## Begin Dataset section

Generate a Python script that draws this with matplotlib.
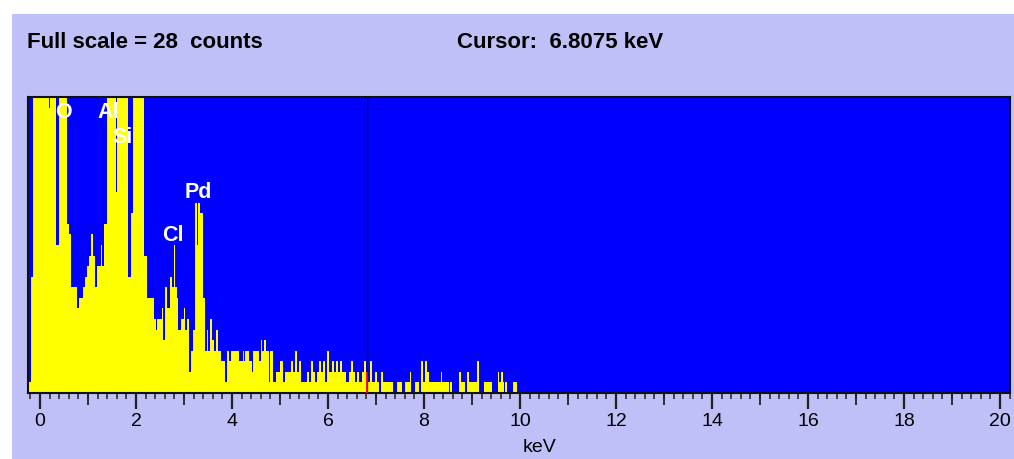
import numpy as np
import matplotlib.pyplot as plt
from matplotlib.patches import Rectangle
from matplotlib.ticker import MultipleLocator

plt.rcParams['font.family'] = ['Liberation Sans', 'DejaVu Sans']

full_scale = 28
cursor_kev = 6.8075

# spectrum as steps: start energy of each step (keV) and its counts
seg_start = [
    -0.229, -0.188, -0.146, 0.181, 0.208, 0.333, 0.402, 0.556, 0.610, 0.652,
    0.765, 0.806, 0.890, 0.931, 0.985, 1.027, 1.069, 1.098, 1.140, 1.194,
    1.265, 1.292, 1.333, 1.390, 1.583, 1.610, 1.833, 1.890, 1.938, 2.177,
    2.223, 2.375, 2.417, 2.444, 2.542, 2.569, 2.610, 2.652, 2.708, 2.750,
    2.792, 2.819, 2.848, 2.875, 2.944, 3.000, 3.027, 3.069, 3.098, 3.140,
    3.181, 3.223, 3.265, 3.292, 3.333, 3.390, 3.431, 3.473, 3.500, 3.542,
    3.583, 3.625, 3.667, 3.708, 3.777, 3.860, 3.890, 3.931, 3.973, 4.140,
    4.223, 4.250, 4.277, 4.348, 4.417, 4.444, 4.556, 4.598, 4.625, 4.667,
    4.708, 4.765, 4.792, 4.847, 4.917, 5.000, 5.056, 5.111, 5.222, 5.264,
    5.306, 5.347, 5.389, 5.431, 5.569, 5.611, 5.653, 5.694, 5.736, 5.777,
    5.819, 5.861, 5.903, 5.944, 5.986, 6.027, 6.083, 6.125, 6.167, 6.208,
    6.250, 6.292, 6.375, 6.431, 6.473, 6.514, 6.556, 6.611, 6.653, 6.708,
    6.750, 6.792, 6.833, 6.875, 6.917, 6.986, 7.027, 7.069, 7.111, 7.152,
    7.360, 7.431, 7.542, 7.611, 7.708, 7.736, 7.819, 7.889, 7.944, 7.986,
    8.014, 8.056, 8.098, 8.348, 8.375, 8.514, 8.542, 8.583, 8.736, 8.777,
    8.848, 8.890, 8.931, 9.111, 9.140, 9.250, 9.417, 9.542, 9.569, 9.611,
    9.640, 9.667, 9.694, 9.736, 9.848,
]
seg_counts = [
    1, 11, 28, 27, 28, 14, 28, 16, 15, 10,
    8, 9, 10, 11, 12, 13, 15, 13, 10, 12,
    14, 12, 16, 28, 19, 28, 11, 17, 28, 13,
    9, 7, 6, 7, 8, 5, 10, 8, 11, 10,
    14, 10, 9, 6, 7, 8, 6, 7, 2, 4,
    6, 18, 14, 18, 17, 9, 4, 6, 4, 7,
    5, 4, 6, 4, 3, 1, 4, 3, 4, 3,
    4, 3, 4, 3, 2, 4, 3, 5, 4, 5,
    4, 1, 4, 1, 2, 3, 1, 2, 3, 2,
    4, 2, 3, 1, 2, 1, 3, 2, 1, 2,
    3, 2, 3, 1, 4, 2, 3, 2, 3, 2,
    3, 2, 1, 2, 3, 2, 1, 2, 1, 2,
    3, 2, 1, 3, 1, 2, 1, 0, 2, 1,
    0, 1, 0, 1, 2, 0, 1, 0, 3, 1,
    3, 2, 1, 2, 1, 0, 1, 0, 2, 1,
    0, 2, 1, 3, 0, 1, 0, 2, 1, 2,
    1, 0, 1, 0, 1,
]
spectrum_end = 9.931

peak_names = ['O', 'Al', 'Si', 'Cl', 'Pd']
peak_kev = [0.48, 1.42, 1.71, 2.77, 3.29]
peak_height = [26.5, 26.5, 24.2, 14.9, 19.0]

fig = plt.figure(figsize=(10.14, 4.59), dpi=100)
fig.add_artist(Rectangle((12 / 1014, 0), 1, 445 / 459, transform=fig.transFigure,
                         facecolor='#c0c0f8', edgecolor='none', zorder=0))

ax = fig.add_axes([28 / 1014, 66 / 459, 982 / 1014, 296 / 459])
ax.set_facecolor('#0000ff')
ax.stairs(seg_counts, seg_start + [spectrum_end], fill=True, color='#ffff00', baseline=0)
ax.set_xlim(-0.25, 20.208)
ax.set_ylim(0, full_scale)

# cursor: black over background, red where it crosses the spectrum
idx = np.searchsorted(seg_start, cursor_kev) - 1
ax.axvline(cursor_kev, color='black', lw=0.9)
ax.vlines(cursor_kev, 0, seg_counts[idx], color='red', lw=1.3, zorder=5)

for name, xk, yk in zip(peak_names, peak_kev, peak_height):
    ax.text(xk, yk, name, color='white', fontsize=15.5, fontweight='bold',
            ha='center', va='center')

ax.set_yticks([])
ax.set_xticks(np.arange(0, 21, 2))
ax.set_xticklabels([str(v) for v in range(0, 21, 2)], fontsize=14)
ax.xaxis.set_minor_locator(MultipleLocator(0.2))
ax.tick_params(axis='x', which='major', length=11.5, width=1.6, pad=3, color='#202020')
ax.tick_params(axis='x', which='minor', length=4.5, width=1.1, color='#202020')
for s in ax.spines.values():
    s.set_linewidth(1.5)
    s.set_color('#101010')

sec = ax.secondary_xaxis('bottom')
sec.set_xticks(np.arange(1, 20, 2))
sec.set_xticklabels([])
sec.tick_params(length=8.5, width=1.3, color='#202020')
sec.spines['bottom'].set_visible(False)

fig.text(540 / 1014, 1 - 448 / 459, 'keV', ha='center', va='center', fontsize=14)
fig.text(27 / 1014, 1 - 42 / 459, f'Full scale = {full_scale}  counts',
         ha='left', va='center', fontsize=16, fontweight='bold')
fig.text(457 / 1014, 1 - 42 / 459, f'Cursor:  {cursor_kev:.4f} keV',
         ha='left', va='center', fontsize=16, fontweight='bold')

fig.savefig('out.png', dpi=100)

## End Dataset section

**Objective:**
Copy exactly the lines running from the beginning of the listing through the line that has "cursor_kev = 6.8075". Drop the pictures.

**Answer:**
Generate a Python script that draws this with matplotlib.
import numpy as np
import matplotlib.pyplot as plt
from matplotlib.patches import Rectangle
from matplotlib.ticker import MultipleLocator

plt.rcParams['font.family'] = ['Liberation Sans', 'DejaVu Sans']

full_scale = 28
cursor_kev = 6.8075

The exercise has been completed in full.